‘Şırnak’a bakınca bile nefes aldığımızı hissediyoruz’

ŞIRNAK - Topraklarından ayrılmamak için Şırnak’a bağlı İkizce köyünde dört mevsimdir çadırda yaşayan Kadriye Sondak, “Şırnak karşımızda duruyor. En azından ona bakınca bile nefes alabildiğimizi hissediyoruz” diyor.

246 gün süren yasak sırasında Şırnaklıların yerleştiği yerlerden biri de İkizce (Mıla Şantiyê) köyü. Karşıdan gördüğü Şırnak’a 10 kilometre mesafede bulunan köy, kentte yaşanan yıkımdan dolayı evlerini kaybedenler için bir kez daha yaşama tutunmak için bir alana dönüştü. 4 çocuk ve eşiyle birlikte İkizce’ye çadır kuranlardan biri de Kadriye Sondak.

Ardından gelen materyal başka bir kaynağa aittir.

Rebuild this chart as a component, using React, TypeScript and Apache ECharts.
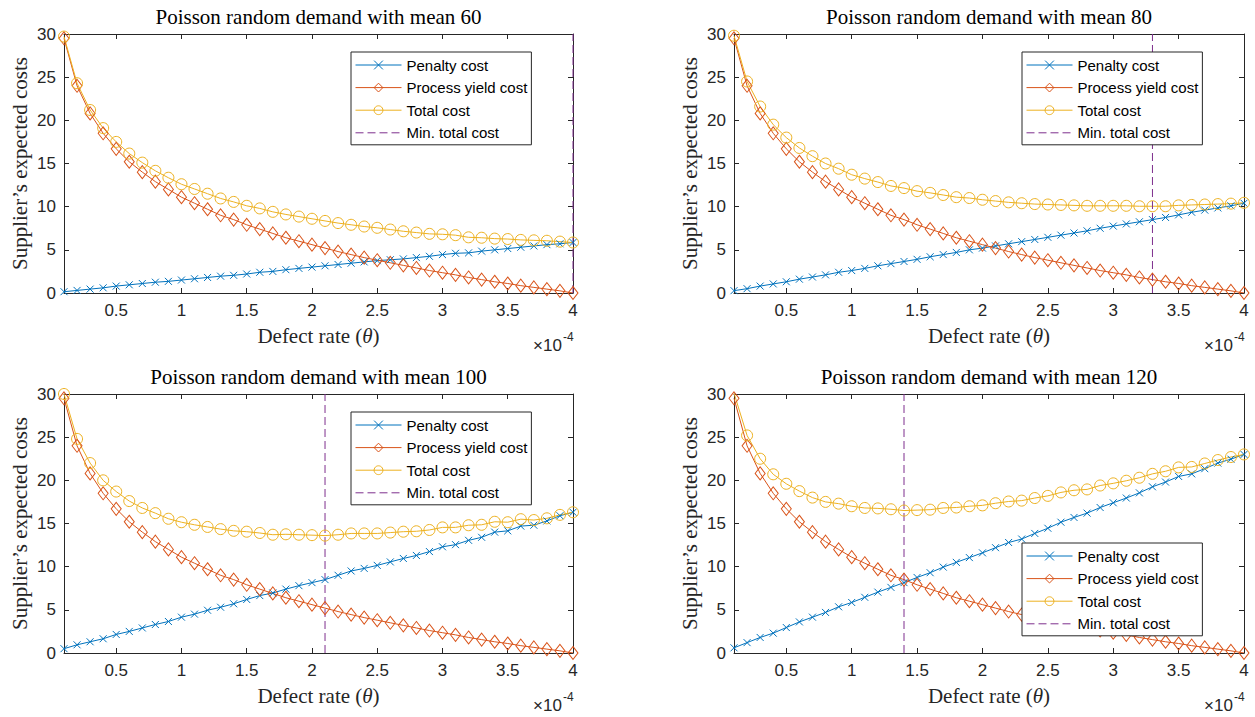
import React, { useEffect, useRef } from 'react';
import * as echarts from 'echarts';

// ---------- DATA ----------
const theta = [0.1, 0.2, 0.3, 0.4, 0.5, 0.6, 0.7, 0.8, 0.9, 1.0, 1.1, 1.2, 1.3, 1.4, 1.5, 1.6, 1.7, 1.8, 1.9, 2.0,
  2.1, 2.2, 2.3, 2.4, 2.5, 2.6, 2.7, 2.8, 2.9, 3.0, 3.1, 3.2, 3.3, 3.4, 3.5, 3.6, 3.7, 3.8, 3.9, 4.0];
const xTickValues = [0.5, 1, 1.5, 2, 2.5, 3, 3.5, 4];

const processYieldCost = [29.5, 24.0, 20.8, 18.5, 16.7, 15.2, 14.0, 12.9, 12.0, 11.1, 10.4, 9.7, 9.0, 8.5, 7.9, 7.4, 6.9, 6.4, 6.0, 5.6,
  5.2, 4.8, 4.45, 4.1, 3.8, 3.5, 3.2, 2.9, 2.6, 2.35, 2.1, 1.8, 1.55, 1.3, 1.1, 0.85, 0.65, 0.45, 0.25, 0.0];

const penalty60 = [0.15, 0.3, 0.45, 0.6, 0.8, 0.95, 1.1, 1.25, 1.35, 1.5, 1.65, 1.8, 1.95, 2.05, 2.2, 2.4, 2.5, 2.7, 2.85, 3.0,
  3.15, 3.3, 3.45, 3.6, 3.75, 3.85, 3.95, 4.1, 4.25, 4.45, 4.6, 4.65, 4.85, 5.0, 5.15, 5.3, 5.45, 5.6, 5.7, 5.85];
const total60 = [29.7, 24.3, 21.2, 19.1, 17.5, 16.15, 15.1, 14.15, 13.35, 12.6, 12.05, 11.5, 10.95, 10.55, 10.1, 9.8, 9.4, 9.1, 8.85, 8.6,
  8.35, 8.1, 7.9, 7.7, 7.55, 7.35, 7.15, 7.0, 6.85, 6.8, 6.7, 6.45, 6.4, 6.3, 6.25, 6.15, 6.1, 6.05, 5.95, 5.85];

const penalty80 = [0.27, 0.5, 0.8, 1.05, 1.3, 1.6, 1.85, 2.1, 2.4, 2.6, 2.85, 3.15, 3.4, 3.65, 3.9, 4.2, 4.45, 4.7, 5.0, 5.2,
  5.45, 5.7, 5.95, 6.2, 6.45, 6.7, 6.95, 7.2, 7.5, 7.75, 8.0, 8.25, 8.5, 8.75, 9.05, 9.35, 9.6, 9.85, 10.1, 10.4];
const total80 = [29.8, 24.5, 21.6, 19.5, 18.0, 16.8, 15.85, 15.0, 14.4, 13.7, 13.25, 12.85, 12.4, 12.15, 11.8, 11.6, 11.35, 11.1, 11.0, 10.8,
  10.65, 10.5, 10.4, 10.3, 10.25, 10.2, 10.15, 10.1, 10.1, 10.1, 10.1, 10.05, 10.05, 10.05, 10.15, 10.2, 10.25, 10.3, 10.35, 10.45];

const penalty100 = [0.5, 0.95, 1.3, 1.65, 2.15, 2.5, 2.9, 3.3, 3.65, 4.15, 4.5, 4.95, 5.3, 5.7, 6.2, 6.65, 6.95, 7.4, 7.8, 8.15,
  8.5, 9.0, 9.5, 9.8, 10.15, 10.55, 10.95, 11.3, 11.75, 12.3, 12.55, 13.05, 13.4, 14.0, 14.15, 14.7, 14.8, 15.3, 15.9, 16.3];
const total100 = [30.0, 24.8, 22.0, 20.0, 18.7, 17.6, 16.8, 16.2, 15.55, 15.15, 14.85, 14.6, 14.35, 14.15, 14.05, 13.9, 13.7, 13.75, 13.7, 13.65,
  13.6, 13.7, 13.85, 13.85, 13.85, 13.95, 14.05, 14.1, 14.25, 14.55, 14.55, 14.8, 14.85, 15.2, 15.15, 15.5, 15.4, 15.6, 16.0, 16.3];

const penalty120 = [0.6, 1.2, 1.8, 2.3, 2.95, 3.6, 4.15, 4.7, 5.35, 5.85, 6.45, 7.05, 7.6, 8.15, 8.75, 9.3, 9.95, 10.5, 11.05, 11.6,
  12.2, 12.8, 13.2, 13.85, 14.45, 15.15, 15.7, 16.2, 16.85, 17.4, 17.95, 18.55, 19.25, 19.8, 20.45, 20.75, 21.35, 22.0, 22.45, 23.0];
const total120 = [30.1, 25.2, 22.5, 20.7, 19.6, 18.75, 18.0, 17.5, 17.3, 17.0, 16.8, 16.75, 16.65, 16.5, 16.55, 16.6, 16.8, 16.85, 17.0, 17.1,
  17.35, 17.55, 17.65, 17.95, 18.2, 18.6, 18.85, 18.95, 19.4, 19.65, 19.95, 20.3, 20.75, 21.05, 21.5, 21.55, 21.95, 22.35, 22.7, 23.0];

const demandMeans = [60, 80, 100, 120];
const penaltySeries = [penalty60, penalty80, penalty100, penalty120];
const totalSeries = [total60, total80, total100, total120];
const minTotalTheta = [4.0, 3.3, 2.1, 1.4];

const seriesNames = ['Penalty cost', 'Process yield cost', 'Total cost', 'Min. total cost'];

// ---------- STYLE / LAYOUT ----------
const SANS = "'Liberation Sans', Arial, Helvetica, sans-serif";
const SERIF = "'Liberation Serif', 'Times New Roman', serif";
const AXIS = '#262626';
const BLUE = '#0072BD';
const ORANGE = '#D95319';
const YELLOW = '#EDB120';
const PURPLE = '#7E2F8E';
const CLEAR = 'rgba(255,255,255,0)';
const CROSS = 'path://M0,0L10,10M0,10L10,0';

const grids = [
  { left: 64, top: 34, width: 509, height: 259 },
  { left: 734, top: 34, width: 510, height: 259 },
  { left: 64, top: 394, width: 509, height: 259 },
  { left: 734, top: 394, width: 510, height: 259 },
];
const legendPos = [
  { left: 351, top: 52 },
  { left: 1022, top: 52 },
  { left: 351, top: 412 },
  { left: 1022, top: 543 },
];

function buildOption() {
  const xAxis: any[] = [];
  const yAxis: any[] = [];
  const series: any[] = [];
  const legend: any[] = [];
  const graphic: any[] = [];

  grids.forEach((g, i) => {
    xAxis.push({
      type: 'value', gridIndex: i, min: 0.1, max: 4, position: 'bottom',
      axisLine: { show: true, onZero: false, lineStyle: { color: AXIS, width: 1 } },
      axisTick: { show: true, inside: true, length: 5, customValues: xTickValues, lineStyle: { color: AXIS } },
      axisLabel: { customValues: xTickValues, color: AXIS, fontSize: 17, fontFamily: SANS, margin: 9 },
      splitLine: { show: false },
      name: 'Defect rate ({it|θ})', nameLocation: 'middle', nameGap: 32,
      nameTextStyle: {
        fontFamily: SERIF, fontSize: 21, color: AXIS,
        rich: { it: { fontFamily: SERIF, fontSize: 21, fontStyle: 'italic', color: AXIS } },
      },
    });
    xAxis.push({
      type: 'value', gridIndex: i, min: 0.1, max: 4, position: 'top',
      axisLine: { show: true, onZero: false, lineStyle: { color: AXIS, width: 1 } },
      axisTick: { show: true, inside: true, length: 5, customValues: xTickValues, lineStyle: { color: AXIS } },
      axisLabel: { show: false },
      splitLine: { show: false },
    });
    yAxis.push({
      type: 'value', gridIndex: i, min: 0, max: 30, interval: 5, position: 'left',
      axisLine: { show: true, onZero: false, lineStyle: { color: AXIS, width: 1 } },
      axisTick: { show: true, inside: true, length: 5, lineStyle: { color: AXIS } },
      axisLabel: { color: AXIS, fontSize: 17, fontFamily: SANS, margin: 8 },
      splitLine: { show: false },
      name: 'Supplier’s expected costs', nameLocation: 'middle', nameGap: 34,
      nameTextStyle: { fontFamily: SERIF, fontSize: 21, color: AXIS },
    });
    yAxis.push({
      type: 'value', gridIndex: i, min: 0, max: 30, interval: 5, position: 'right',
      axisLine: { show: true, onZero: false, lineStyle: { color: AXIS, width: 1 } },
      axisTick: { show: true, inside: true, length: 5, lineStyle: { color: AXIS } },
      axisLabel: { show: false },
      splitLine: { show: false },
    });

    const xi = 2 * i;
    const yi = 2 * i;
    series.push({
      name: seriesNames[0], type: 'line', xAxisIndex: xi, yAxisIndex: yi,
      data: theta.map((t, k) => [t, penaltySeries[i][k]]),
      symbol: CROSS, symbolSize: 7,
      lineStyle: { color: BLUE, width: 1 },
      itemStyle: { color: BLUE, borderColor: BLUE, borderWidth: 1 },
    });
    series.push({
      name: seriesNames[1], type: 'line', xAxisIndex: xi, yAxisIndex: yi,
      data: theta.map((t, k) => [t, processYieldCost[k]]),
      symbol: 'diamond', symbolSize: [10, 13],
      lineStyle: { color: ORANGE, width: 1 },
      itemStyle: { color: CLEAR, borderColor: ORANGE, borderWidth: 1 },
    });
    series.push({
      name: seriesNames[2], type: 'line', xAxisIndex: xi, yAxisIndex: yi,
      data: theta.map((t, k) => [t, totalSeries[i][k]]),
      symbol: 'circle', symbolSize: 11,
      lineStyle: { color: YELLOW, width: 1 },
      itemStyle: { color: CLEAR, borderColor: YELLOW, borderWidth: 1 },
    });
    series.push({
      name: seriesNames[3], type: 'line', xAxisIndex: xi, yAxisIndex: yi,
      data: [[minTotalTheta[i], 0], [minTotalTheta[i], 30]],
      symbol: 'none',
      lineStyle: { color: PURPLE, width: 1, type: [8, 4] },
      itemStyle: { color: PURPLE },
    });

    legend.push({
      orient: 'vertical', left: legendPos[i].left, top: legendPos[i].top, z: 20,
      data: [
        { name: seriesNames[0], itemStyle: { color: CLEAR, borderColor: BLUE, borderWidth: 1 } },
        { name: seriesNames[1], itemStyle: { color: CLEAR, borderColor: ORANGE, borderWidth: 1 } },
        { name: seriesNames[2], itemStyle: { color: CLEAR, borderColor: YELLOW, borderWidth: 1 } },
        { name: seriesNames[3], itemStyle: { color: CLEAR, borderColor: CLEAR, borderWidth: 0, opacity: 0 } },
      ],
      backgroundColor: '#ffffff', borderColor: AXIS, borderWidth: 1, borderRadius: 0,
      padding: [4, 4, 3, 4],
      itemWidth: 46, itemHeight: 11, itemGap: 4.6,
      selectedMode: false,
      lineStyle: { width: 1 },
      textStyle: { fontFamily: SANS, fontSize: 15, color: '#000', lineHeight: 18 },
    });

    const cx = g.left + g.width / 2;
    graphic.push({
      type: 'text', x: cx, y: g.top - 17,
      style: {
        text: `Poisson random demand with mean ${demandMeans[i]}`,
        fontFamily: SERIF, fontSize: 21, fill: '#000', align: 'center', verticalAlign: 'middle',
      },
    });
    const rx = g.left + g.width;
    const by = g.top + g.height;
    graphic.push({
      type: 'text', x: rx - 40, y: by + 52,
      style: { text: '×10', fontFamily: SANS, fontSize: 17, fill: AXIS, align: 'left', verticalAlign: 'middle' },
    });
    graphic.push({
      type: 'text', x: rx - 10, y: by + 44,
      style: { text: '-4', fontFamily: SANS, fontSize: 12, fill: AXIS, align: 'left', verticalAlign: 'middle' },
    });
  });

  return {
    animation: false,
    backgroundColor: '#ffffff',
    grid: grids.map((g) => ({ ...g, containLabel: false })),
    xAxis, yAxis, series, legend, graphic,
  };
}

export default function App() {
  const ref = useRef<HTMLDivElement>(null);
  useEffect(() => {
    if (!ref.current) return;
    const chart = echarts.init(ref.current, undefined, { renderer: 'svg' });
    chart.setOption(buildOption() as any);
    return () => chart.dispose();
  }, []);
  return <div ref={ref} style={{ position: 'fixed', left: 0, top: 0, width: 1255, height: 717, background: '#fff' }} />;
}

Yasağın ilan edildiği 14 Mart 2016’dan bir gün önce ikizce’nin yolunu tutan Sondak, o gündür bugündür burada yaşıyor.

EŞYA ALMADAN ÇIKTILAR

Geldikleri dönemde 20 gün sonra yasak kalkar umuduyla Yeşilyurt Mahallesi’nde bulunan evlerinden sadece halı, üzerinde yatmak için sünger ve kıyafetlerini alarak yola çıkıyorlar. İlk olarak 3 Haziran’dan sonra kentte gittiklerini söyleyen Sondak, “Bize artık evlerin yıkılacağını söylediler biz de gidip bir kısım eşyamızı o zaman aldık” diyor.

‘YASAĞI UZATARAK EVLERİ YIKTILAR’

Sondak, yasak kalkıktan sonra karşılaştıkları tabloyu ise şu sözlerle dile getiriyor: “Yeşilyurt Mahallesinde oturuyorduk, evimizi yıkmışlar. Biz yasak kalktıktan sonra gittik evimizi görmeye ancak enkazı bile kaldırıp atılmıştı. Biz çıkarken 20 gün sonra geri gelir evlerimize otururuz dedik ama yasağı öyle bir uzattılar ki evlerin tamamını yerle bir ettiler.”

KAYYUM GELİNCE YARDIM KESİLDİ

Eşinin kömür şantiyesinden şoför olarak çalıştığını vurgulayan Sondak, yasak döneminde aylarca eşinin işsiz kaldığını kayyum atanıncaya kadar Şırnak Belediyesi’nin yardımlarıyla geçimlerini sağladıklarını, kayyumdan sonra yardımların da kesildiğini söylüyor.

Sondak, 13 Mart 2016 tarihinden bu yana çadırda yaşadıklarını ve iki gün önce de bir başkası tarafından boşaltılan iki gözlü konteynere taşındıklarını anlatıyor buruk bir sevinçle. Sondak, bu kadar uzun bir süre çadırda yaşamanın çok zor olduğunu, ancak mecbur kaldıklarını söylüyor ve ekliyor: “Çadırda yaşamak çok zor ama mecburi olarak kaldık. Yoksa niye kalalım çadırlarda?”

ÇADIRDA YAŞAM ZOR

Çadır yaşamının en çok kadını zorladığını dile getiren Kadriye Sondak, gülümseyip “Erkekler evlerin gece misafirleridir” diyerek, karşılaştıkları zorlukları şöyle dile getiriyor: “Kadınlar için çadırda yaşamak, yaşamı idare etmek çok zor. Erkekler, sabah gidip gece geliyorlar. Yaşamın tüm işleri kadının omuzunda. Evin bakımından, çocuklara kadar her şey kadının omuzunda. Biz çok büyük zorluklar yaşadık. Çocuklarımız küçüktü, makine yok. Elektrik, su olmadan yaşadık. 2-3 ay boyunca yasağın kalkmasını bekledik kalkmadığını görünce su hattı ve elektrik hattı çektik. Çadır dar olduğu için akşama kadar toparlayamıyordum şimdi de buraya yeni taşındık yerleşmeye çalışıyoruz.”

ONA BAKINCA...

“Kendimizi bildik bileli bu topraklardayız” diyen Sondak, yaşanan tüm zorluklara rağmen başka yere gitmeyeceklerini söylüyor. Sondak, burada yaşama tutunmasını şu sözlerle özetliyor: “Şırnak karşımızda duruyor. En azından ona bakınca bile nefes alabildiğimizi hissediyoruz.”